GIVEN INSTRUCTION
Gather, from the data below, each line in which the word "that" occurs.

ENTRIES SUPPLIED
======

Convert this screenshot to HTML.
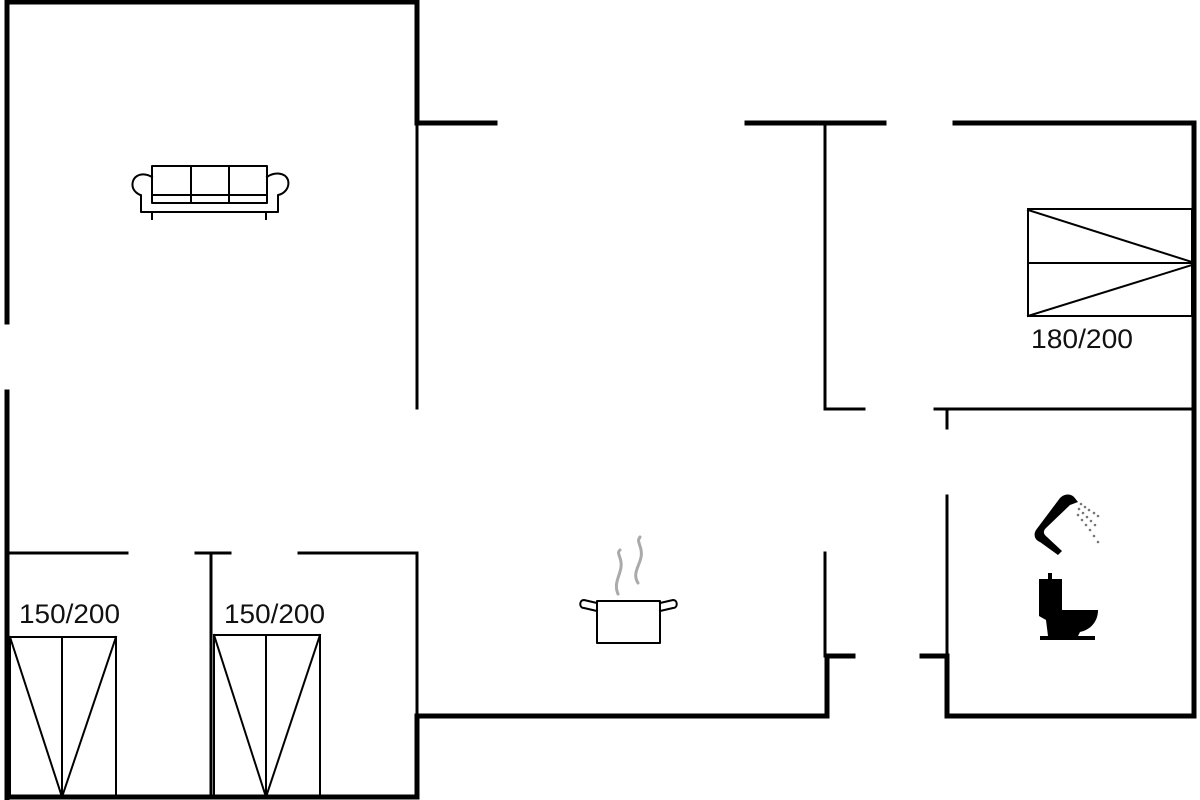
<!DOCTYPE html>
<html><head><style>html,body{margin:0;padding:0;background:#fff;}svg{display:block}</style></head>
<body>
<svg width="1200" height="800" viewBox="0 0 1200 800" xmlns="http://www.w3.org/2000/svg">
<g stroke="#000" fill="none" stroke-linecap="square">
<g stroke-width="5">
<line x1="7" y1="2" x2="7" y2="322"/>
<line x1="7" y1="392" x2="7" y2="798"/>
<line x1="7" y1="2" x2="417" y2="2"/>
<line x1="417" y1="2" x2="417" y2="123"/>
<line x1="417" y1="123" x2="495" y2="123"/>
<line x1="747" y1="123" x2="884" y2="123"/>
<line x1="955" y1="123" x2="1194" y2="123"/>
<line x1="1194" y1="123" x2="1194" y2="716"/>
<line x1="947" y1="716" x2="1194" y2="716"/>
<line x1="947" y1="656" x2="947" y2="716"/>
<line x1="922" y1="656" x2="947" y2="656"/>
<line x1="827" y1="656" x2="827" y2="716"/>
<line x1="827" y1="656" x2="853" y2="656"/>
<line x1="417" y1="716" x2="827" y2="716"/>
<line x1="7" y1="797" x2="417" y2="797"/>
<line x1="417" y1="716" x2="417" y2="797"/>
</g>
<g stroke-width="3">
<line x1="417" y1="123" x2="417" y2="408"/>
<line x1="825" y1="125" x2="825" y2="409"/>
<line x1="825" y1="409" x2="864" y2="409"/>
<line x1="935" y1="409" x2="1194" y2="409"/>
<line x1="947" y1="409" x2="947" y2="428"/>
<line x1="947" y1="496" x2="947" y2="656"/>
<line x1="825" y1="553" x2="825" y2="656"/>
<line x1="417" y1="553" x2="417" y2="716"/>
<line x1="7" y1="553" x2="127" y2="553"/>
<line x1="196" y1="553" x2="230" y2="553"/>
<line x1="299" y1="553" x2="417" y2="553"/>
<line x1="211" y1="553" x2="211" y2="797"/>
</g>
<g stroke-width="2">
<rect x="10" y="637" width="106" height="160"/>
<line x1="62" y1="637" x2="62" y2="797"/>
<line x1="10" y1="637" x2="62" y2="797"/>
<line x1="116" y1="637" x2="62" y2="797"/>
<rect x="214" y="635" width="106" height="162"/>
<line x1="266" y1="635" x2="266" y2="797"/>
<line x1="214" y1="635" x2="266" y2="797"/>
<line x1="320" y1="635" x2="266" y2="797"/>
<rect x="1028" y="209" width="164" height="107"/>
<line x1="1028" y1="263" x2="1192" y2="263"/>
<line x1="1028" y1="210" x2="1192" y2="262"/>
<line x1="1028" y1="316" x2="1192" y2="265"/>
</g>
<g stroke-width="2" stroke-linejoin="round">
<rect x="152" y="166" width="115" height="37"/>
<line x1="191" y1="166" x2="191" y2="203"/>
<line x1="229" y1="166" x2="229" y2="203"/>
<line x1="152" y1="195" x2="267" y2="195"/>
<path d="M152 177 C140 170 130 178 133 188 C135 193 140 195 141 195 L141 212 L278 212 L278 195 C284 194 290 188 288 180 C285 172 274 172 267 177"/>
<line x1="152" y1="212" x2="152" y2="219"/>
<line x1="266" y1="212" x2="266" y2="219"/>
</g>
<g stroke-width="2" stroke-linejoin="round">
<path d="M597 601 L597 643 L660 643 L660 601 Z"/>
<path d="M597 603 L584 600 C579 600 579 608 584 608 L597 611"/>
<path d="M660 603 L673 600 C678 600 678 608 673 608 L660 611"/>
</g>
<g stroke="#aaa" stroke-width="3" stroke-linecap="round">
<path d="M618 594 C612 580 625 572 620 558 C618 552 618 552 620 550"/>
<path d="M638 583 C630 570 646 562 640 546 C638 540 638 540 640 537"/>
</g>
</g>
<g fill="#000">
<path d="M1074 497 C1070 493 1064 494 1060 498 L1036 530 C1033 535 1035 540 1040 542 L1058 555 L1062 551 L1047 537 C1043 534 1043 531 1046 528 L1070 505 L1078 502 Z"/>
</g>
<g fill="#777">
<circle cx="1081" cy="504" r="1.3"/><circle cx="1085" cy="507" r="1.3"/><circle cx="1089" cy="510" r="1.3"/><circle cx="1094" cy="513" r="1.3"/><circle cx="1098" cy="516" r="1.3"/>
<circle cx="1079" cy="509" r="1.3"/><circle cx="1083" cy="513" r="1.3"/><circle cx="1087" cy="517" r="1.3"/><circle cx="1091" cy="521" r="1.3"/><circle cx="1095" cy="525" r="1.3"/>
<circle cx="1078" cy="515" r="1.3"/><circle cx="1082" cy="520" r="1.3"/><circle cx="1086" cy="525" r="1.3"/><circle cx="1090" cy="530" r="1.3"/><circle cx="1094" cy="536" r="1.3"/><circle cx="1098" cy="542" r="1.3"/>
</g>
<g fill="#000">
<rect x="1048" y="573" width="4" height="6"/>
<path d="M1039 579 L1062 579 L1062 610 L1098 610 C1098 622 1090 630 1080 632 L1078 636 L1048 636 L1046 620 L1039 616 Z"/>
<rect x="1040" y="636" width="55" height="4"/>
</g>
<g font-family="Liberation Sans, sans-serif" fill="#111">
<text x="1031" y="348" font-size="27" textLength="102" lengthAdjust="spacingAndGlyphs">180/200</text>
<text x="19" y="623" font-size="27" textLength="101" lengthAdjust="spacingAndGlyphs">150/200</text>
<text x="224" y="623" font-size="27" textLength="101" lengthAdjust="spacingAndGlyphs">150/200</text>
</g>
</svg>
</body></html>
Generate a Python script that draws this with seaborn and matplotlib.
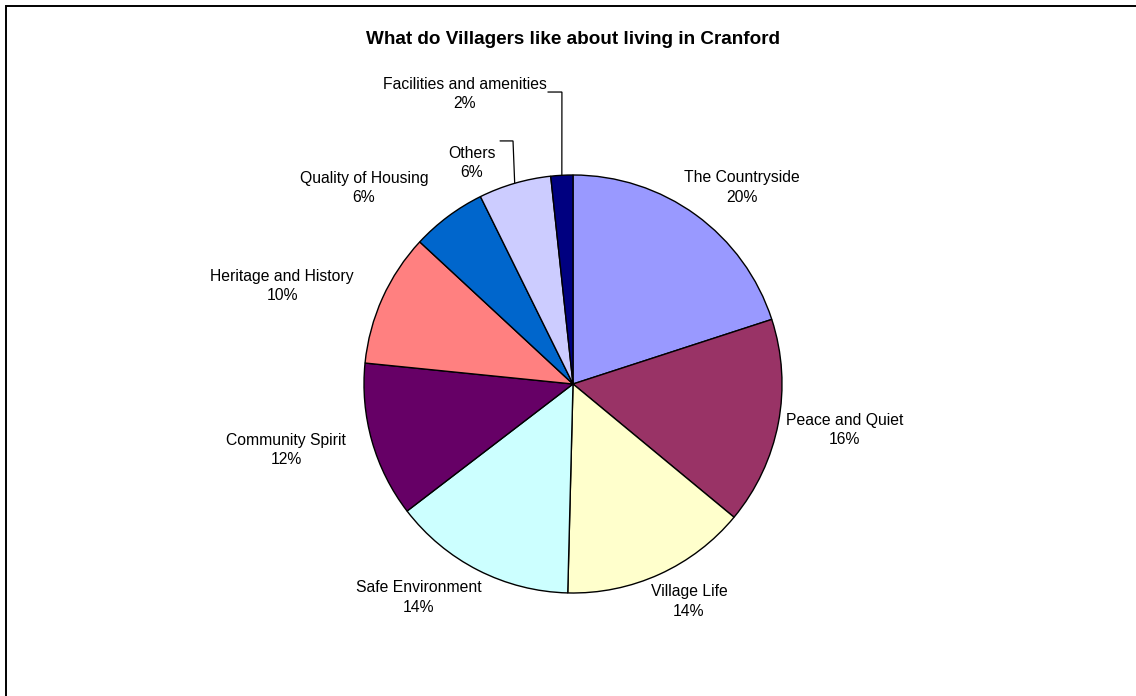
#  Cranford village survey: what villagers like about living there
#  Excel-style pie chart redrawn with seaborn/matplotlib

import numpy as np
import matplotlib
matplotlib.use("Agg")
import matplotlib.pyplot as plt
import seaborn as sns
from matplotlib.patches import Rectangle

sns.set_theme(style="white")
plt.rcParams['font.family'] = ['Liberation Sans', 'DejaVu Sans']

#
#  Data (share of responses, %)
#

categories = ["The Countryside", "Peace and Quiet", "Village Life",
              "Safe Environment", "Community Spirit", "Heritage and History",
              "Quality of Housing", "Others", "Facilities and amenities"]
shares = [20.0, 16.0, 14.4, 14.2, 12.0, 10.3, 5.8, 5.6, 1.7]

#  classic Excel chart palette
colors = ["#9999FF", "#993366", "#FFFFCC", "#CCFFFF", "#660066",
          "#FF8080", "#0066CC", "#CCCCFF", "#000080"]

#  label placement, in units of the pie radius
label_pos = [(0.81, 0.94), (1.30, -0.22), (0.555, -1.04), (-0.737, -1.02),
             (-1.373, -0.316), (-1.392, 0.469), (-1.0, 0.938),
             (-0.483, 1.057), (-0.517, 1.388)]

#%%
W, H, dpi = 1136, 696, 100
cx, cy, R = 573, 384, 209

fig = plt.figure(figsize=(W / dpi, H / dpi), dpi=dpi)
ax = fig.add_axes([0, 0, 1, 1])

wedges, _ = ax.pie(shares, colors=colors, startangle=90, counterclock=False,
                   radius=1.0,
                   wedgeprops=dict(edgecolor='black', linewidth=1.0))
ax.set_xlim(-cx / R, (W - cx) / R)
ax.set_ylim(-(H - cy) / R, cy / R)
ax.set_aspect('equal')
ax.axis('off')

fs = 11.3
for w, name, val, (lx, ly) in zip(wedges, categories, shares, label_pos):
    ax.text(lx, ly, f"{name}\n{val:.0f}%", ha='center', va='center',
            fontsize=fs, color='black', linespacing=1.39)

#  leader lines for the two small slices at the top
leaders = [(7, -0.349, -0.287, 1.163), (8, -0.120, -0.053, 1.397)]
for i, x0, x1, ly in leaders:
    w = wedges[i]
    mid = np.deg2rad((w.theta1 + w.theta2) / 2)
    ex, ey = np.cos(mid), np.sin(mid)
    ax.plot([x0, x1, ex], [ly, ly, ey], color='black', lw=0.9,
            solid_joinstyle='miter')

fig.text(cx / W, 1 - 40 / H, "What do Villagers like about living in Cranford",
         ha='center', va='center', fontsize=13.6, fontweight='bold',
         color='black')

#  outer chart frame (runs off the right and bottom edges)
fig.patches.append(Rectangle((6 / W, -0.05), 1.1, 1 - 6 / H + 0.05,
                             transform=fig.transFigure, fill=False,
                             edgecolor='black', linewidth=1.4))

fig.savefig('out.png', dpi=dpi)
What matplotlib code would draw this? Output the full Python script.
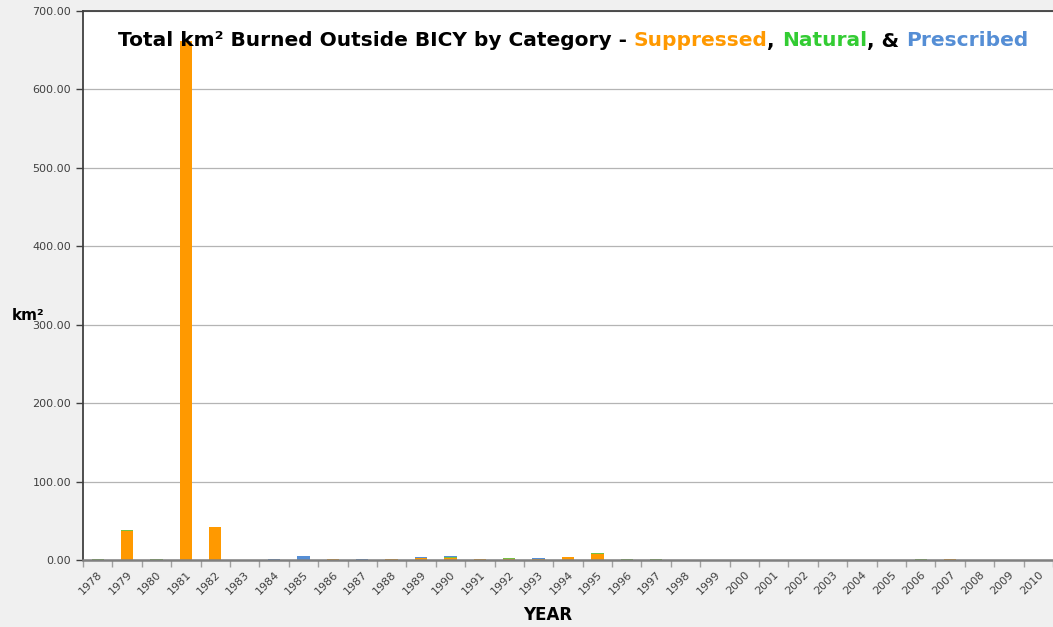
import numpy as np
import matplotlib.pyplot as plt

years = list(range(1978, 2011))
suppressed = [0, 37, 0, 662, 42, 0, 0.5, 0, 1.0, 0, 0.7, 3.0, 2.0, 1.5, 1.5, 1.0, 3.5, 7.5,
              0, 0, 0.6, 0.6, 0.6, 0.6, 0.6, 0, 0, 0.6, 0, 0.8, 0, 0, 0]
natural = [0.8, 0.7, 0.8, 0, 0, 0, 0, 0, 0, 0, 0, 0, 1.5, 0, 1.5, 0, 0, 1.0,
           0.8, 1.0, 0, 0, 0, 0, 0, 0, 0, 0, 0.8, 0, 0, 0, 0]
prescribed = [0, 0, 0, 0, 0, 0.6, 0.3, 5.0, 0, 1.5, 0, 1.0, 1.0, 0, 0, 1.0, 0, 0,
              0, 0, 0, 0, 0, 0, 0, 0, 0, 0, 0, 0, 0, 0, 0]

c_sup = '#ff9900'
c_nat = '#77c043'
c_pre = '#558ed5'

fig = plt.figure(figsize=(10.53, 6.27), dpi=100, facecolor='#f0f0f0')
ax = fig.add_axes([0.0788, 0.1069, 0.9212, 0.8756])
ax.set_facecolor('white')

x = np.arange(len(years))
s = np.array(suppressed)
n = np.array(natural)
p = np.array(prescribed)
w = 0.42
ax.bar(x, s, w, color=c_sup, zorder=3)
ax.bar(x, n, w, bottom=s, color=c_nat, zorder=3)
ax.bar(x, p, w, bottom=s + n, color=c_pre, zorder=3)

ax.set_xlim(-0.5, len(years) - 0.5)
ax.set_ylim(0, 700)
ax.set_yticks(np.arange(0, 701, 100))
ax.set_yticklabels(['%.2f' % v for v in np.arange(0, 701, 100)], fontsize=8, color='#404040')
ax.yaxis.grid(True, color='#b4b4b4', lw=0.9, zorder=0)
ax.tick_params(axis='y', length=5, color='#404040', width=1)

ax.set_xticks(x)
ax.set_xticklabels([str(y) for y in years], rotation=45, ha='right', rotation_mode='anchor',
                   fontsize=8, color='#404040')
ax.tick_params(axis='x', length=0, pad=7)
ax.set_xticks(np.arange(-0.5, len(years) + 0.5, 1), minor=True)
ax.tick_params(axis='x', which='minor', length=5, color='#a0a0a0', width=1)

ax.spines['right'].set_visible(False)
ax.spines['top'].set_color('#404040')
ax.spines['top'].set_linewidth(1.3)
ax.spines['left'].set_color('#404040')
ax.spines['left'].set_linewidth(1.3)
ax.spines['bottom'].set_color('#808080')
ax.spines['bottom'].set_linewidth(1.8)
ax.spines['bottom'].set_zorder(4)

fig.text(548 / 1053, 1 - 615 / 627, 'YEAR', fontsize=12, fontweight='bold', ha='center', va='center')
fig.text(28 / 1053, 1 - 315 / 627, 'km²', fontsize=11, fontweight='bold', ha='center', va='center')

# title pieces in different colours
pieces = [('Total km² Burned Outside BICY by Category - ', 'black'),
          ('Suppressed', c_sup), (', ', 'black'), ('Natural', '#33cc33'),
          (', & ', 'black'), ('Prescribed', c_pre)]
fig.canvas.draw()
r = fig.canvas.get_renderer()
texts = []
for txt, col in pieces:
    t = fig.text(0, 1 - 41 / 627, txt, color=col, fontsize=14.5, fontweight='bold',
                 va='center', ha='left')
    texts.append(t)
widths = [t.get_window_extent(renderer=r).width for t in texts]
xpos = 573 - sum(widths) / 2
for t, wd in zip(texts, widths):
    t.set_x(xpos / 1053)
    xpos += wd

fig.savefig('out.png', dpi=100, facecolor=fig.get_facecolor())
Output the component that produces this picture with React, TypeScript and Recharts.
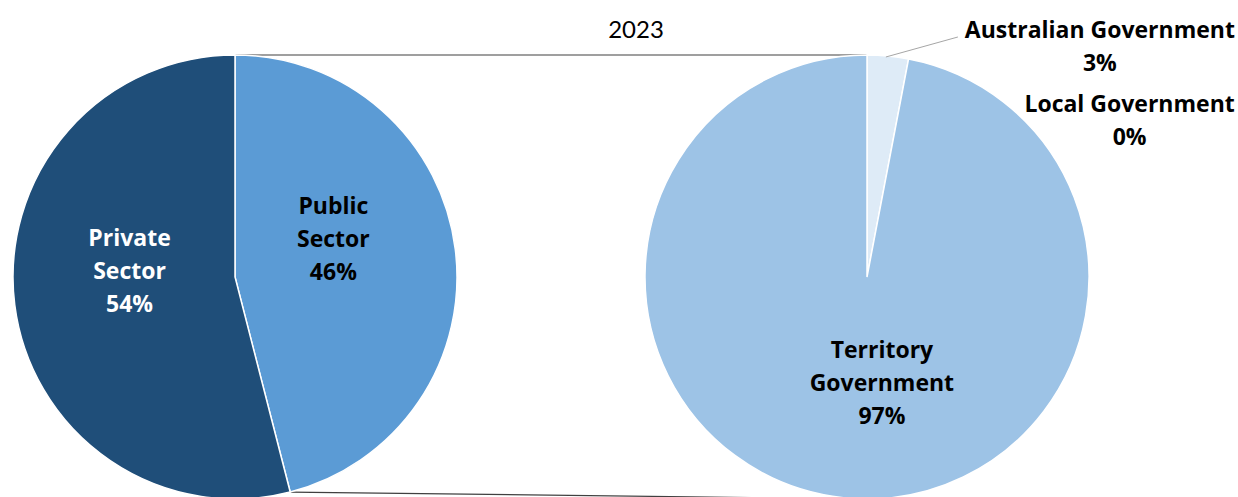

======

COMPLETED TASK
Generate a Python script that draws this with seaborn and matplotlib.
Output the component that produces this picture with React, TypeScript and Recharts.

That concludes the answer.